Posts Tagged ‘Madrid for free’

Madrid for Free - Part 4

Tuesday, May 20th, 2008

Ok kids, this week it’s time to get a bit daft in our quest to save money!

Bus, Bin, Pigeon

Incredibly silly but strangely compelling game patented by myself and my good friend Laura, inspired by the beautiful cityscape of Birmingham but ideal for playing in any city in the world. The rules are simple: when you see a bus, shout “bus!”, when you see a bin, shout “bin!”…and you can probably guess what you have to shout when you see a pigeon. Of course, you can adapt the game to suit your local flora and fauna, for example in Lavapies “tramp, poo, fight”.
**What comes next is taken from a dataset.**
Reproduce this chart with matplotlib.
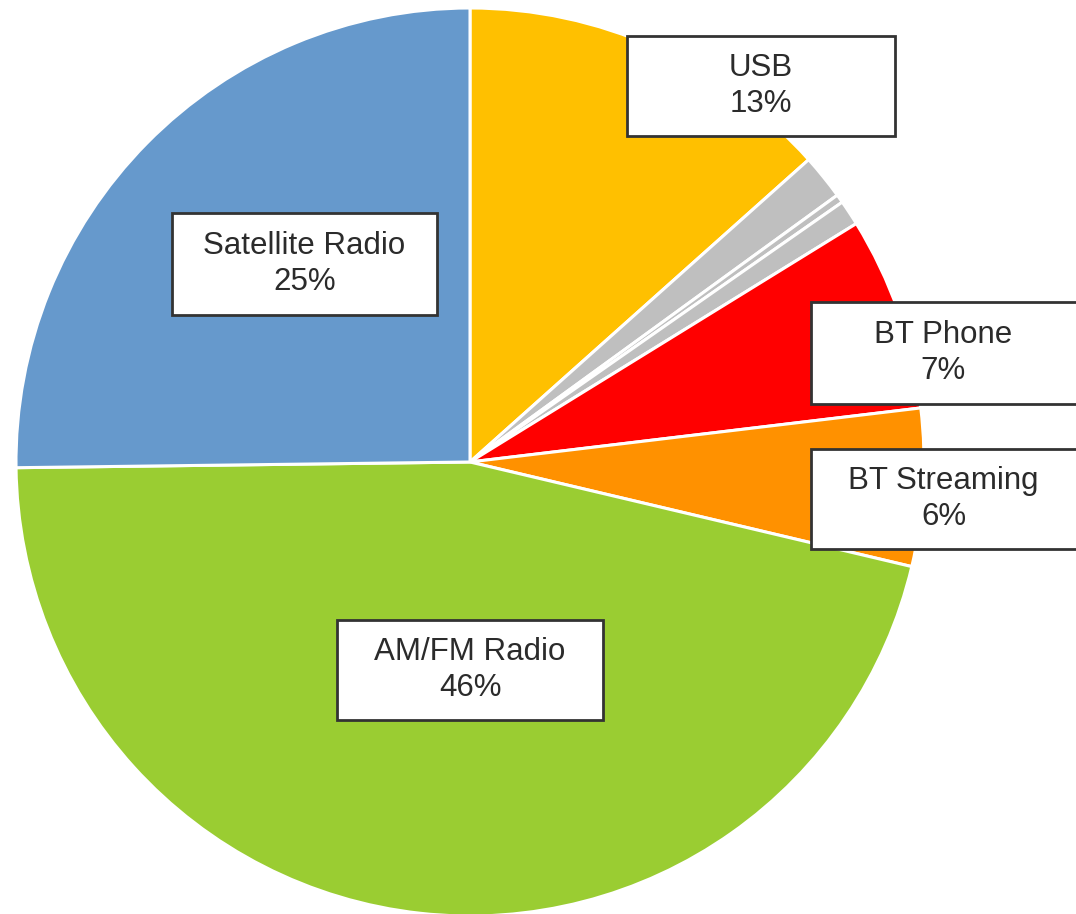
import matplotlib.pyplot as plt
from matplotlib.patches import Rectangle

plt.rcParams["font.family"] = ["Liberation Sans", "DejaVu Sans"]

# slice shares, clockwise from 12 o'clock
sources = ["USB", "Other 1", "Other 2", "Other 3", "BT Phone", "BT Streaming",
           "AM/FM Radio", "Satellite Radio"]
shares = [13.4, 1.6, 0.3, 0.9, 6.9, 5.6, 46.1, 25.2]
colors = ["#FFC000", "#BFBFBF", "#BFBFBF", "#BFBFBF", "#FF0000", "#FF9100",
          "#9ACD32", "#6699CC"]

label_names = ["USB", "BT Phone", "BT Streaming", "AM/FM Radio", "Satellite Radio"]
label_pcts = ["13%", "7%", "6%", "46%", "25%"]

# label boxes in pixel coords (left, top, right, bottom)
BOXES = {
    "USB": (627, 36, 895, 136),
    "BT Phone": (811, 302, 1085, 404),
    "BT Streaming": (811, 449, 1085, 549),
    "AM/FM Radio": (337, 620, 603, 720),
    "Satellite Radio": (172, 213, 437, 315),
}

W, H = 1076, 914
CX, CY, R = 470, 462, 454


def px(x, y):
    return (x - CX) / R, (CY - y) / R


fig = plt.figure(figsize=(W / 100, H / 100), dpi=100)
ax = fig.add_axes([0, 0, 1, 1])
ax.pie(shares, colors=colors, startangle=90, counterclock=False, radius=1.0,
       wedgeprops=dict(edgecolor="white", linewidth=2.2))
x0, y0 = px(0, H)
x1, y1 = px(W, 0)
ax.set_xlim(x0, x1)
ax.set_ylim(y0, y1)
ax.set_aspect("equal")
ax.axis("off")

for name, pct in zip(label_names, label_pcts):
    l, t, r, b = BOXES[name]
    bl = px(l, b)
    tr = px(r, t)
    ax.add_patch(Rectangle(bl, tr[0] - bl[0], tr[1] - bl[1], facecolor="white",
                           edgecolor="#333333", linewidth=2, zorder=3))
    cx, cy = px((l + min(r, W)) / 2, (t + b) / 2)
    ax.text(cx, cy, f"{name}\n{pct}", ha="center", va="center", fontsize=22.5,
            color="#2b2b2b", linespacing=1.26, zorder=4)

fig.savefig("out.png", dpi=100)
The first person to spot the object gets a point, winner is the person with most points (told you it was simple). Bonus points for combining all three things, such as a pigeon driving a bus into a bin. Whilst this scenario is quite unlikely, I did actually see two tramps throwing horse manure at each other a few days ago in my barrio. Score!  

Madrid for Free - Part 3

Wednesday, May 14th, 2008

by Helen Macrae

Greetings penny-pinchers! Here are this week’s tips to keep you in the black…

Hunt down the wealthy

Perhaps for masochists only. When you’re broker than broke, what could be more fun than mingling with the rich and famous to remind yourself of all the money you don’t have and things you’ll never be able to afford. Take a stroll round the affluent barrios of Salamanca, Retiro and Opera and you can almost smell the money wafting off the residents. Get followed round the designer boutiques by suspicious shop assistants, laugh at all the pijos with their Lacoste shirts and slicked-back hair, and try not to trip over any small yappy rat-dogs kitted out in diamante-encrusted collars and fluffy coats.

Become a kept man/woman

Everyone knows that there’s nothing more fun than enjoying yourself when someone else is paying. Use your time in Salamanca productively by staking out the pijo hotspots and practising your Spanish chat-up lines and, sooner or later, a wealthy boy/girlfriend will be yours! Once you’ve bagged yourself a filthy rich other half then your work is done, so just sit back, relax and proceed to rinse them for every penny they’ve got. Happy hunting!